[start Data shown]
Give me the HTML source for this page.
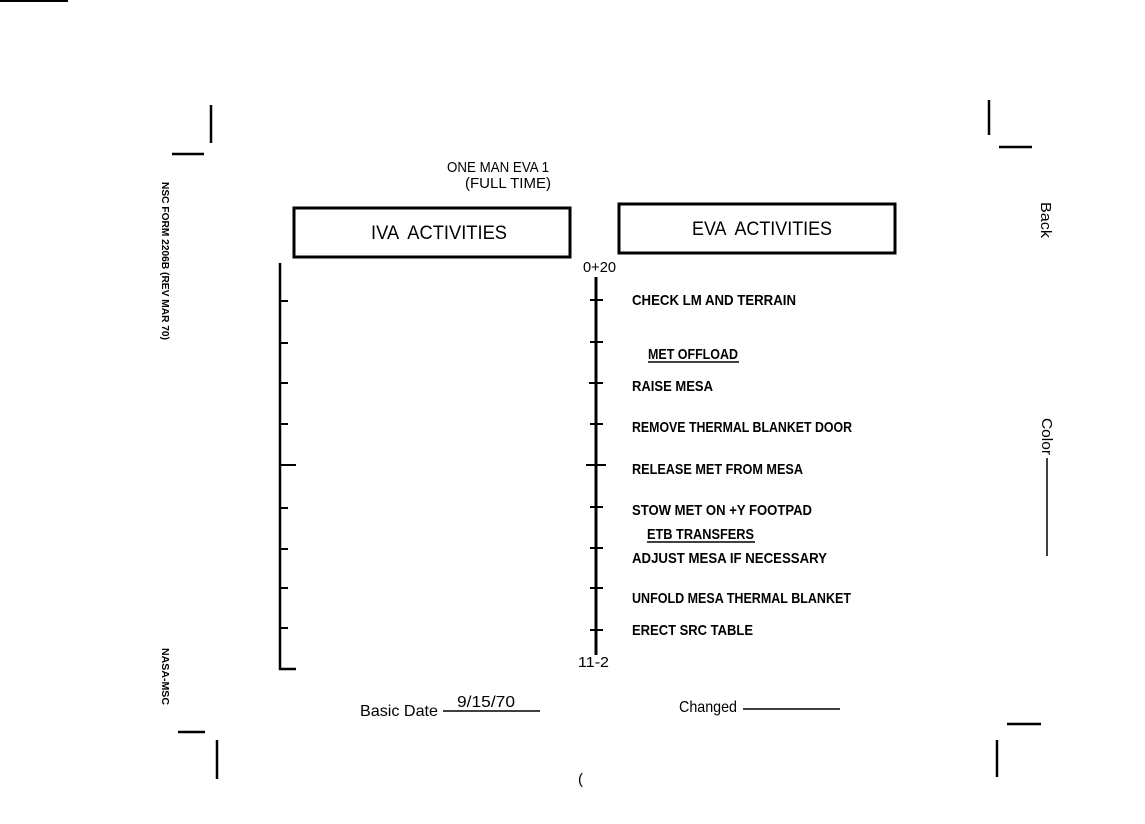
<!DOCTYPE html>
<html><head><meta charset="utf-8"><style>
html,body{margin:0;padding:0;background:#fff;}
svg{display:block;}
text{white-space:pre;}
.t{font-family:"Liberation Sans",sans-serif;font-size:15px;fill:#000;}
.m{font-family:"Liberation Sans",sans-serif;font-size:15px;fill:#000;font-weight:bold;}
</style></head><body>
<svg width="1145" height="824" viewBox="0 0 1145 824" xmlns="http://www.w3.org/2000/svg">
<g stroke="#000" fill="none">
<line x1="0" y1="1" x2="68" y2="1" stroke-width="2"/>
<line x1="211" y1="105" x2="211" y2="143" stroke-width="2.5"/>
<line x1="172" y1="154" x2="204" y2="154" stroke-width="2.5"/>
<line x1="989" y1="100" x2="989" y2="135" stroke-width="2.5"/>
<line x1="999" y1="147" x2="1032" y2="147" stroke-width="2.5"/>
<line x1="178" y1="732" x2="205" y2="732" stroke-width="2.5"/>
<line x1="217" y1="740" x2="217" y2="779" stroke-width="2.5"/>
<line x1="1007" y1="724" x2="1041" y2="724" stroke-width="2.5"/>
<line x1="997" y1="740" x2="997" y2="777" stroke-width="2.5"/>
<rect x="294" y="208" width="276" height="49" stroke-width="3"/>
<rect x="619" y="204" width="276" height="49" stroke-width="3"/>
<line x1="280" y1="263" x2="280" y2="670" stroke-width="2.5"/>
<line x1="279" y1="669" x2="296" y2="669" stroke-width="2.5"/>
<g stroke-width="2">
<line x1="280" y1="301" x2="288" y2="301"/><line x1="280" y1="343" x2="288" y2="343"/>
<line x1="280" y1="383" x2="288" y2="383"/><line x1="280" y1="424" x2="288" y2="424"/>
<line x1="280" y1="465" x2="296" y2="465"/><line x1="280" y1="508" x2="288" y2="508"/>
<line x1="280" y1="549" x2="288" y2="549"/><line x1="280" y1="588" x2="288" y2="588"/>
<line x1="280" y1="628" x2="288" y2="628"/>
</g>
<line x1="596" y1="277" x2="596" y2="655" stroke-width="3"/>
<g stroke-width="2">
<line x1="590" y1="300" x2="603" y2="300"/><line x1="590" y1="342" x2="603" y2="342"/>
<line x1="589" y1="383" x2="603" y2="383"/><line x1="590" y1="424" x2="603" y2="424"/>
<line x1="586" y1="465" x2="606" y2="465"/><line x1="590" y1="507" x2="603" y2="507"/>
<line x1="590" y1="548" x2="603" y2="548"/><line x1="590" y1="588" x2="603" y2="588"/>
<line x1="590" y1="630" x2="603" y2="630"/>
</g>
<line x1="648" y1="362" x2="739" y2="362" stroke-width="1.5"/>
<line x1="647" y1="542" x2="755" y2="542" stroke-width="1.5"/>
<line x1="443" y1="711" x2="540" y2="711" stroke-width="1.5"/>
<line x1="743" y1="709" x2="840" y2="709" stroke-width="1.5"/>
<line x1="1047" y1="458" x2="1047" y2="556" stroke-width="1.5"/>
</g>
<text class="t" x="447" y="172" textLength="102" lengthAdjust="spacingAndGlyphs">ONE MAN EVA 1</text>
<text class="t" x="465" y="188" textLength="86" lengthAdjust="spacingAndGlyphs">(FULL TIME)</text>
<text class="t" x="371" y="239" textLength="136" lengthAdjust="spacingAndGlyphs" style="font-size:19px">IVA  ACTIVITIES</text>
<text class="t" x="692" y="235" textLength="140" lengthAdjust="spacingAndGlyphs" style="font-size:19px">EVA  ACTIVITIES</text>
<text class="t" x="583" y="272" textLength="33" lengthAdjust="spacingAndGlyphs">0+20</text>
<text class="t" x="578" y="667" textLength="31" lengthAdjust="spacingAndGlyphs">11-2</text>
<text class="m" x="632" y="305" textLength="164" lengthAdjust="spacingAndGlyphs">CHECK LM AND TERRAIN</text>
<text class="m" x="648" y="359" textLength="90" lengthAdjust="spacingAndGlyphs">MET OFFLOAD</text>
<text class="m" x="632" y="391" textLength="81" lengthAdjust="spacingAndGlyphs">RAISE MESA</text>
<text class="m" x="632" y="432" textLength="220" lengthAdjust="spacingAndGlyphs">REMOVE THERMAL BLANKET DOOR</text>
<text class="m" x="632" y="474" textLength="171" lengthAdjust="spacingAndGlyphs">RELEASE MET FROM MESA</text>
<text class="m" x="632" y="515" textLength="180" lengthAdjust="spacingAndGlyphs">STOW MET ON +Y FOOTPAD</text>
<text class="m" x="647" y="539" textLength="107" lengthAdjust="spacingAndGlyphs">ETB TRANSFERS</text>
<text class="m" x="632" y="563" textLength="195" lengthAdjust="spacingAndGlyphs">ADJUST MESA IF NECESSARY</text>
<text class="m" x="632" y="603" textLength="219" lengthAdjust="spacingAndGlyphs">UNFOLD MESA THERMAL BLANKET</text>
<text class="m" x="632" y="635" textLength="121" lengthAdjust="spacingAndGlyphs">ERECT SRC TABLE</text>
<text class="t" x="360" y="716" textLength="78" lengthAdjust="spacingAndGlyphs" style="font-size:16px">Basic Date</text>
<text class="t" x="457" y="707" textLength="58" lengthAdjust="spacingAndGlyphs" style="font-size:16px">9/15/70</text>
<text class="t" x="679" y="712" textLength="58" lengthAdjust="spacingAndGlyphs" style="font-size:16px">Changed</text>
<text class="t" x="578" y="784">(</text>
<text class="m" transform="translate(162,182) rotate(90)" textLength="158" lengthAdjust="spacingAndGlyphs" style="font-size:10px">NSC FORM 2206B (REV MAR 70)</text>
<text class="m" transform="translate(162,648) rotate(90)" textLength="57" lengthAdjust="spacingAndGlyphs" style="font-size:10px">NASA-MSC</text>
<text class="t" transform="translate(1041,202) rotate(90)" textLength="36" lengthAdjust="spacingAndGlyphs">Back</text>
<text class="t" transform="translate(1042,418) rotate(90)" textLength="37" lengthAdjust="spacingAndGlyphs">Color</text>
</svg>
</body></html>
[end Data shown]
* Your goal: What is needed is an exact reproduction of the data, pictures excluded.

* Full response:
Give me the HTML source for this page.
<!DOCTYPE html>
<html><head><meta charset="utf-8"><style>
html,body{margin:0;padding:0;background:#fff;}
svg{display:block;}
text{white-space:pre;}
.t{font-family:"Liberation Sans",sans-serif;font-size:15px;fill:#000;}
.m{font-family:"Liberation Sans",sans-serif;font-size:15px;fill:#000;font-weight:bold;}
</style></head><body>
<svg width="1145" height="824" viewBox="0 0 1145 824" xmlns="http://www.w3.org/2000/svg">
<g stroke="#000" fill="none">
<line x1="0" y1="1" x2="68" y2="1" stroke-width="2"/>
<line x1="211" y1="105" x2="211" y2="143" stroke-width="2.5"/>
<line x1="172" y1="154" x2="204" y2="154" stroke-width="2.5"/>
<line x1="989" y1="100" x2="989" y2="135" stroke-width="2.5"/>
<line x1="999" y1="147" x2="1032" y2="147" stroke-width="2.5"/>
<line x1="178" y1="732" x2="205" y2="732" stroke-width="2.5"/>
<line x1="217" y1="740" x2="217" y2="779" stroke-width="2.5"/>
<line x1="1007" y1="724" x2="1041" y2="724" stroke-width="2.5"/>
<line x1="997" y1="740" x2="997" y2="777" stroke-width="2.5"/>
<rect x="294" y="208" width="276" height="49" stroke-width="3"/>
<rect x="619" y="204" width="276" height="49" stroke-width="3"/>
<line x1="280" y1="263" x2="280" y2="670" stroke-width="2.5"/>
<line x1="279" y1="669" x2="296" y2="669" stroke-width="2.5"/>
<g stroke-width="2">
<line x1="280" y1="301" x2="288" y2="301"/><line x1="280" y1="343" x2="288" y2="343"/>
<line x1="280" y1="383" x2="288" y2="383"/><line x1="280" y1="424" x2="288" y2="424"/>
<line x1="280" y1="465" x2="296" y2="465"/><line x1="280" y1="508" x2="288" y2="508"/>
<line x1="280" y1="549" x2="288" y2="549"/><line x1="280" y1="588" x2="288" y2="588"/>
<line x1="280" y1="628" x2="288" y2="628"/>
</g>
<line x1="596" y1="277" x2="596" y2="655" stroke-width="3"/>
<g stroke-width="2">
<line x1="590" y1="300" x2="603" y2="300"/><line x1="590" y1="342" x2="603" y2="342"/>
<line x1="589" y1="383" x2="603" y2="383"/><line x1="590" y1="424" x2="603" y2="424"/>
<line x1="586" y1="465" x2="606" y2="465"/><line x1="590" y1="507" x2="603" y2="507"/>
<line x1="590" y1="548" x2="603" y2="548"/><line x1="590" y1="588" x2="603" y2="588"/>
<line x1="590" y1="630" x2="603" y2="630"/>
</g>
<line x1="648" y1="362" x2="739" y2="362" stroke-width="1.5"/>
<line x1="647" y1="542" x2="755" y2="542" stroke-width="1.5"/>
<line x1="443" y1="711" x2="540" y2="711" stroke-width="1.5"/>
<line x1="743" y1="709" x2="840" y2="709" stroke-width="1.5"/>
<line x1="1047" y1="458" x2="1047" y2="556" stroke-width="1.5"/>
</g>
<text class="t" x="447" y="172" textLength="102" lengthAdjust="spacingAndGlyphs">ONE MAN EVA 1</text>
<text class="t" x="465" y="188" textLength="86" lengthAdjust="spacingAndGlyphs">(FULL TIME)</text>
<text class="t" x="371" y="239" textLength="136" lengthAdjust="spacingAndGlyphs" style="font-size:19px">IVA  ACTIVITIES</text>
<text class="t" x="692" y="235" textLength="140" lengthAdjust="spacingAndGlyphs" style="font-size:19px">EVA  ACTIVITIES</text>
<text class="t" x="583" y="272" textLength="33" lengthAdjust="spacingAndGlyphs">0+20</text>
<text class="t" x="578" y="667" textLength="31" lengthAdjust="spacingAndGlyphs">11-2</text>
<text class="m" x="632" y="305" textLength="164" lengthAdjust="spacingAndGlyphs">CHECK LM AND TERRAIN</text>
<text class="m" x="648" y="359" textLength="90" lengthAdjust="spacingAndGlyphs">MET OFFLOAD</text>
<text class="m" x="632" y="391" textLength="81" lengthAdjust="spacingAndGlyphs">RAISE MESA</text>
<text class="m" x="632" y="432" textLength="220" lengthAdjust="spacingAndGlyphs">REMOVE THERMAL BLANKET DOOR</text>
<text class="m" x="632" y="474" textLength="171" lengthAdjust="spacingAndGlyphs">RELEASE MET FROM MESA</text>
<text class="m" x="632" y="515" textLength="180" lengthAdjust="spacingAndGlyphs">STOW MET ON +Y FOOTPAD</text>
<text class="m" x="647" y="539" textLength="107" lengthAdjust="spacingAndGlyphs">ETB TRANSFERS</text>
<text class="m" x="632" y="563" textLength="195" lengthAdjust="spacingAndGlyphs">ADJUST MESA IF NECESSARY</text>
<text class="m" x="632" y="603" textLength="219" lengthAdjust="spacingAndGlyphs">UNFOLD MESA THERMAL BLANKET</text>
<text class="m" x="632" y="635" textLength="121" lengthAdjust="spacingAndGlyphs">ERECT SRC TABLE</text>
<text class="t" x="360" y="716" textLength="78" lengthAdjust="spacingAndGlyphs" style="font-size:16px">Basic Date</text>
<text class="t" x="457" y="707" textLength="58" lengthAdjust="spacingAndGlyphs" style="font-size:16px">9/15/70</text>
<text class="t" x="679" y="712" textLength="58" lengthAdjust="spacingAndGlyphs" style="font-size:16px">Changed</text>
<text class="t" x="578" y="784">(</text>
<text class="m" transform="translate(162,182) rotate(90)" textLength="158" lengthAdjust="spacingAndGlyphs" style="font-size:10px">NSC FORM 2206B (REV MAR 70)</text>
<text class="m" transform="translate(162,648) rotate(90)" textLength="57" lengthAdjust="spacingAndGlyphs" style="font-size:10px">NASA-MSC</text>
<text class="t" transform="translate(1041,202) rotate(90)" textLength="36" lengthAdjust="spacingAndGlyphs">Back</text>
<text class="t" transform="translate(1042,418) rotate(90)" textLength="37" lengthAdjust="spacingAndGlyphs">Color</text>
</svg>
</body></html>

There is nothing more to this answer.